Thomas Jefferson is one of the most famous founding fathers, but did you know that his mind was always on science? This STEM/STEAM picture book tells how Jefferson’s scientific thinking and method battled against faulty facts and bias to prove that his new nation was just as good as any in the Old World.
Young Thomas Jefferson loved to measure the natural world: plants and animals, mountains and streams, crops and weather. With a notepad in his pocket, he constantly examined, experimented, and explored. He dreamed of making great discoveries like the well-known scientific author, Count Georges-Louis Leclerc de Buffon.
But when Buffon published an encyclopedia of the natural world, Jefferson was furious! According to the French count, America was cold and swampy, and filled with small and boring animals, nothing like the majestic creatures of the OId World. Jefferson knew Buffon had never even been to America. Where had Buffon gotten his information? Had he cherry-picked the facts to suit his arguments? Was he biased in favor of Europe?
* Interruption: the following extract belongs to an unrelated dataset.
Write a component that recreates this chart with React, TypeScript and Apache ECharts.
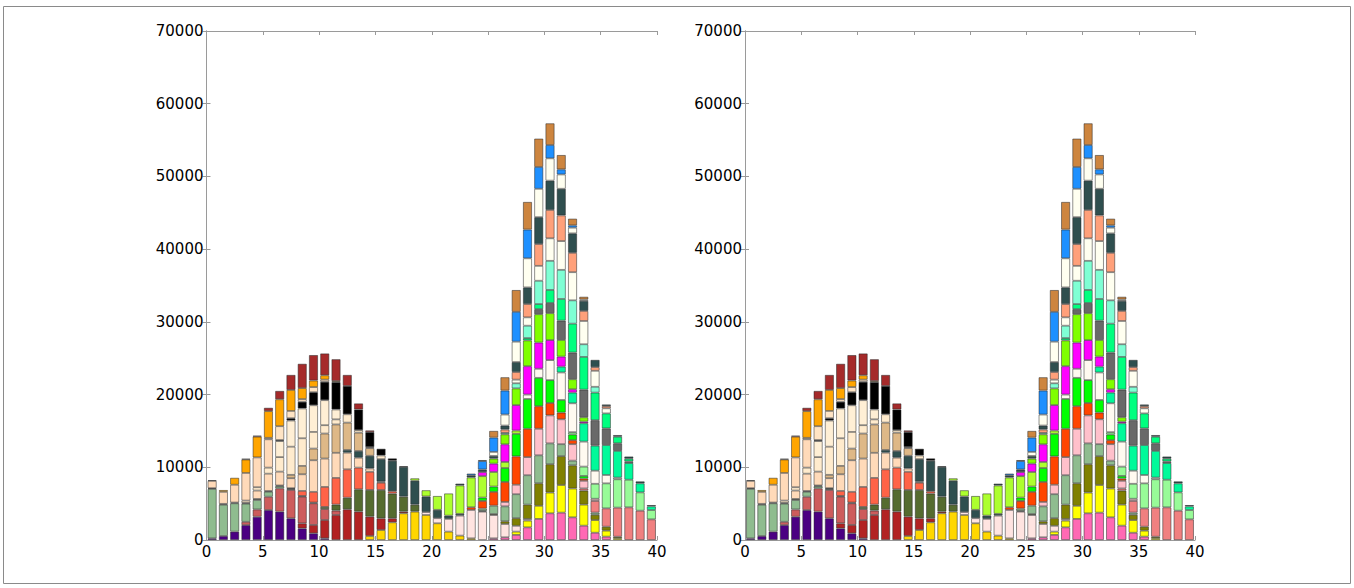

How could Jefferson prove Buffon wrong? By using scientific inquiry, of course! This first picture book to emphasize Jefferson’s use of scientific methods is an accessible and entertaining approach to a lesser-known side of Jefferson.
About the Author
Beth Anderson is the author of Revolutionary Prudence Wright: Leading the Minute Women in the Fight for Independence, and Tad Lincoln’s Restless Wriggle: Pandemonium and Patience in the President’s House. Her title, Lizzie Demands a Seat, won the Bank Street Flora Stieglitz Straus Award and the Sugarman Children’s Biography Honor Award, and was a JLG selection.
Jeremy Holmes is an award-winning picture book illustrator. His debut book, There Was an Old Lady Who Swallowed a Fly won the prestigious BolognaRagazzi Opera Prima Award. He also assisted with the creation of the puppets for the Emmy-nominated show Helpsters on PBS.